▶ **WRITTEN REQUEST**
Copy each line of the data below with the word "that".

[START OF DATA SHOWN]

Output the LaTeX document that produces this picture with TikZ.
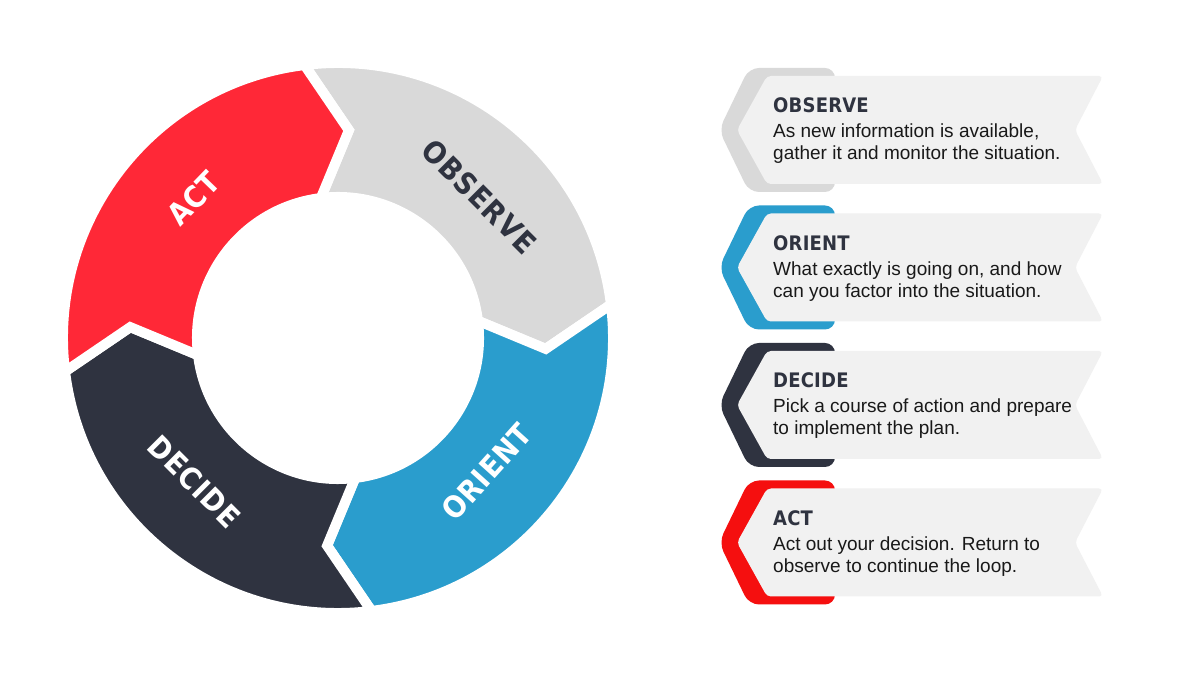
\documentclass[tikz,border=0pt]{standalone}
\usepackage{fontspec}
\setmainfont{Liberation Sans}
\newfontfamily\dinfont{DejaVu Sans Condensed}[LetterSpace=3]
\newfontfamily\dinhead{DejaVu Sans Condensed}[LetterSpace=1]
\usetikzlibrary{positioning}

\definecolor{obsgray}{HTML}{D9D9D9}
\definecolor{oriblue}{HTML}{2A9DCD}
\definecolor{decdark}{HTML}{2F3340}
\definecolor{actred}{HTML}{FF2837}
\definecolor{actpure}{HTML}{F50F0F}
\definecolor{bannergray}{HTML}{F1F1F1}

\begin{document}
\begin{tikzpicture}[
    x=1pt, y=1pt,
    segment/.style={draw=white, line width=10pt},
    ringlabel/.style={
        font=\dinfont\bfseries\fontsize{30}{30}\selectfont,
        text=white
    },
    hexagon/.style={rounded corners=10pt},
    banner/.style={fill=bannergray, rounded corners=4pt},
    headline/.style={
        anchor=base west,
        inner sep=0pt,
        text=decdark,
        font=\dinhead\bfseries\fontsize{20}{20}\selectfont
    },
    bodytext/.style={
        anchor=base west,
        inner sep=0pt,
        align=left,
        text=black!90,
        font=\fontsize{19}{22}\selectfont
    }
]

\fill[white] (0,0) rectangle (1200,675);
\useasboundingbox (0,0) rectangle (1200,675);

% ring
\begin{scope}[shift={(338,337)}]
\fill[segment, fill=obsgray] (97:275) arc[start angle=97, end angle=7, radius=275]
    -- (-3:208) -- (7:141) arc[start angle=7, end angle=97, radius=141] -- (87:208) -- cycle;
\fill[segment, fill=oriblue] (7:275) arc[start angle=7, end angle=-83, radius=275]
    -- (-93:208) -- (-83:141) arc[start angle=-83, end angle=7, radius=141] -- (-3:208) -- cycle;
\fill[segment, fill=decdark] (-83:275) arc[start angle=-83, end angle=-173, radius=275]
    -- (-183:208) -- (-173:141) arc[start angle=-173, end angle=-83, radius=141] -- (-93:208) -- cycle;
\fill[segment, fill=actred] (187:275) arc[start angle=187, end angle=97, radius=275]
    -- (87:208) -- (97:141) arc[start angle=97, end angle=187, radius=141] -- (177:208) -- cycle;

\node[ringlabel, text=decdark, rotate=-45] (obsLabel) at (45:200) {OBSERVE};
\node[ringlabel, rotate=48] (oriLabel) at (-42:200) {ORIENT};
\node[ringlabel, rotate=-45] (decLabel) at (-135:203) {DECIDE};
\node[ringlabel, rotate=46] (actLabel) at (136:201) {ACT};
\end{scope}

% observe panel
\fill[hexagon, fill=obsgray] (719,545) -- (749,607) -- (835,607) -- (835,483) -- (749,483) -- cycle;
\fill[banner] (737,545) -- (767,599) -- (1103,599) -- (1075,545) -- (1103,491) -- (767,491) -- cycle;
\node[headline] (obsHead) at (773,562) {OBSERVE};
\node[bodytext] (obsText) at (773,515) {As new information is available,\\gather it and monitor the situation.};

% orient panel
\fill[hexagon, fill=oriblue] (719,407.5) -- (749,469.5) -- (835,469.5) -- (835,345.5) -- (749,345.5) -- cycle;
\fill[banner] (737,407.5) -- (767,461.5) -- (1103,461.5) -- (1075,407.5) -- (1103,353.5) -- (767,353.5) -- cycle;
\node[headline] (oriHead) at (773,424.5) {ORIENT};
\node[bodytext] (oriText) at (773,377.5) {What exactly is going on, and how\\can you factor into the situation.};

% decide panel
\fill[hexagon, fill=decdark] (719,270) -- (749,332) -- (835,332) -- (835,208) -- (749,208) -- cycle;
\fill[banner] (737,270) -- (767,324) -- (1103,324) -- (1075,270) -- (1103,216) -- (767,216) -- cycle;
\node[headline] (decHead) at (773,287) {DECIDE};
\node[bodytext] (decText) at (773,240) {Pick a course of action and prepare\\to implement the plan.};

% act panel
\fill[hexagon, fill=actpure] (719,132.5) -- (749,194.5) -- (835,194.5) -- (835,70.5) -- (749,70.5) -- cycle;
\fill[banner] (737,132.5) -- (767,186.5) -- (1103,186.5) -- (1075,132.5) -- (1103,78.5) -- (767,78.5) -- cycle;
\node[headline] (actHead) at (773,149.5) {ACT};
\node[bodytext] (actText) at (773,102.5) {Act out your decision. Return to\\observe to continue the loop.};

\end{tikzpicture}
\end{document}
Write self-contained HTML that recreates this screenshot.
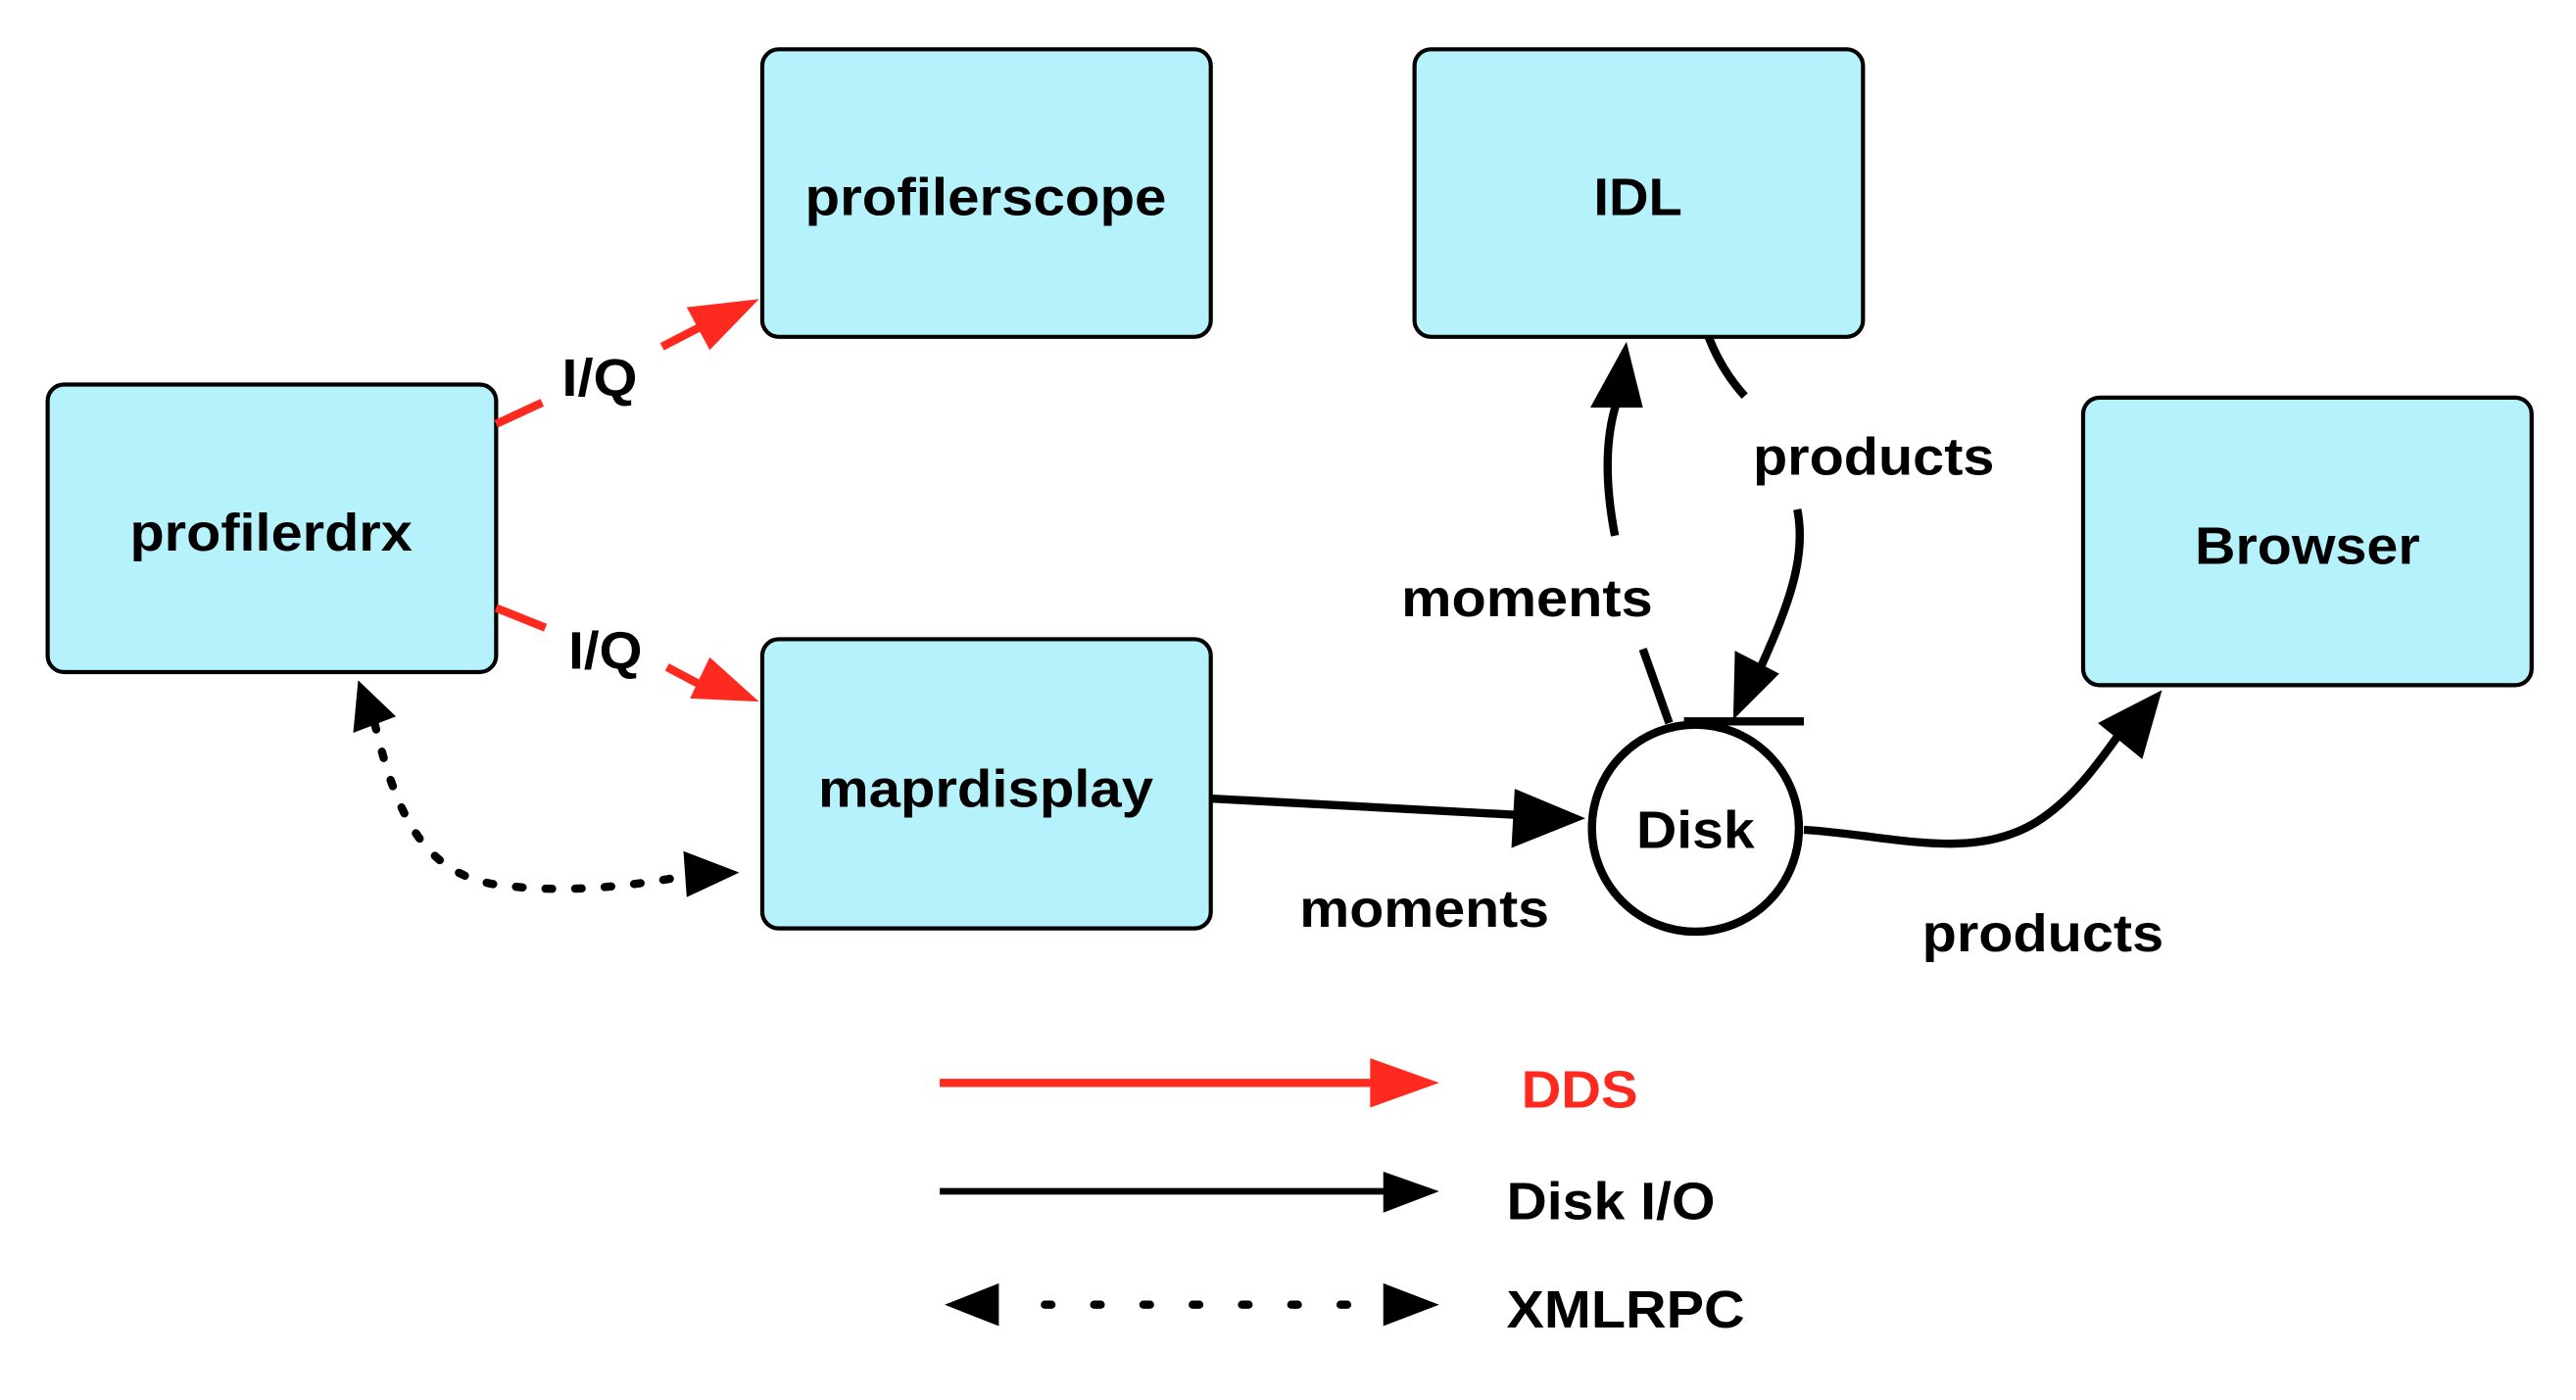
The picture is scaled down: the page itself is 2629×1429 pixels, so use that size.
<!DOCTYPE html>
<html><head><style>html,body{margin:0;padding:0;background:#fff}svg{display:block}</style></head>
<body>
<svg width="2629" height="1429" viewBox="0 0 1568 852" preserveAspectRatio="none" xmlns="http://www.w3.org/2000/svg" font-family="Liberation Sans, Arial, sans-serif" font-weight="bold" font-size="32">
<g fill="#b5f2fb" stroke="#000" stroke-width="2.5">
<rect x="464" y="30" width="273" height="175" rx="10"/>
<rect x="861" y="30" width="273" height="175" rx="10"/>
<rect x="29" y="234" width="273" height="175" rx="10"/>
<rect x="464" y="389" width="273" height="176" rx="10"/>
<rect x="1268" y="242" width="273" height="175" rx="10"/>
</g>
<circle cx="1032" cy="504" r="63" fill="#fff" stroke="#000" stroke-width="5"/>
<g lengthAdjust="spacingAndGlyphs">
<text x="490" y="131" textLength="220" lengthAdjust="spacingAndGlyphs">profilerscope</text>
<text x="970" y="131" textLength="54" lengthAdjust="spacingAndGlyphs">IDL</text>
<text x="79" y="335" textLength="172" lengthAdjust="spacingAndGlyphs">profilerdrx</text>
<text x="498" y="491" textLength="204" lengthAdjust="spacingAndGlyphs">maprdisplay</text>
<text x="1336" y="343" textLength="137" lengthAdjust="spacingAndGlyphs">Browser</text>
<text x="996" y="516" textLength="72" lengthAdjust="spacingAndGlyphs">Disk</text>
<text x="342" y="241" textLength="46" lengthAdjust="spacingAndGlyphs">I/Q</text>
<text x="346" y="407" textLength="45" lengthAdjust="spacingAndGlyphs">I/Q</text>
<text x="1067" y="289" textLength="147" lengthAdjust="spacingAndGlyphs">products</text>
<text x="853" y="375" textLength="153" lengthAdjust="spacingAndGlyphs">moments</text>
<text x="791" y="564" textLength="152" lengthAdjust="spacingAndGlyphs">moments</text>
<text x="1170" y="579" textLength="147" lengthAdjust="spacingAndGlyphs">products</text>
<text x="926" y="674" fill="#ff2a1f" textLength="71" lengthAdjust="spacingAndGlyphs">DDS</text>
<text x="917" y="742" textLength="127" lengthAdjust="spacingAndGlyphs">Disk I/O</text>
<text x="917" y="808" textLength="145" lengthAdjust="spacingAndGlyphs">XMLRPC</text>
</g>
<g fill="none" stroke="#ff2a1f" stroke-width="5">
<path d="M302 258 L330 245"/><path d="M403 211 L432 196"/>
<path d="M302 370 L332 382"/><path d="M406 406 L425 416"/>
<path d="M572 659 L840 659"/>
</g>
<g fill="#ff2a1f">
<polygon points="462,182 418,187 432,213"/>
<polygon points="462,427 432,400 420,425"/>
<polygon points="876,659 834,644 834,674"/>
</g>
<g fill="none" stroke="#000" stroke-width="5">
<path d="M738 486 L925 496"/>
<path d="M983 326 C978 300 976 270 984 245"/>
<path d="M1040 205 C1045 218 1052 230 1062 241"/>
<path d="M1094 310 C1100 340 1088 370 1070 410"/>
<path d="M1000 395 L1016 440"/>
<path d="M1025 439 L1098 439"/>
<path d="M1098 505 C1150 508 1200 525 1240 500 C1265 484 1280 460 1295 440"/>
</g>
<g fill="#000">
<polygon points="965,498 922,480 920,516"/>
<polygon points="990,208 968,248 1000,248"/>
<polygon points="1055,438 1056,396 1083,410"/>
<polygon points="1316,420 1277,440 1304,462"/>
<polygon points="876,725 842,713 842,738"/>
<polygon points="450,531 416,518 418,546"/>
<polygon points="218,414 215,446 241,436"/>
<polygon points="575,794 608,781 608,807"/>
<polygon points="876,794 842,781 842,807"/>
</g>
<path d="M572 725 L845 725" stroke="#000" stroke-width="4" fill="none"/>
<path d="M228 440 C240 490 255 530 300 538 C340 544 380 540 418 533" stroke="#000" stroke-width="5" fill="none" stroke-dasharray="4 14" stroke-linecap="round"/>
<path d="M636 794 L842 794" stroke="#000" stroke-width="5" fill="none" stroke-dasharray="4 26" stroke-linecap="round"/>
</svg>
</body></html>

[END OF DATA SHOWN]

▶ **EXERCISE SOLUTION**
Output the LaTeX document that produces this picture with TikZ.
Write self-contained HTML that recreates this screenshot.
The picture is scaled down: the page itself is 2629×1429 pixels, so use that size.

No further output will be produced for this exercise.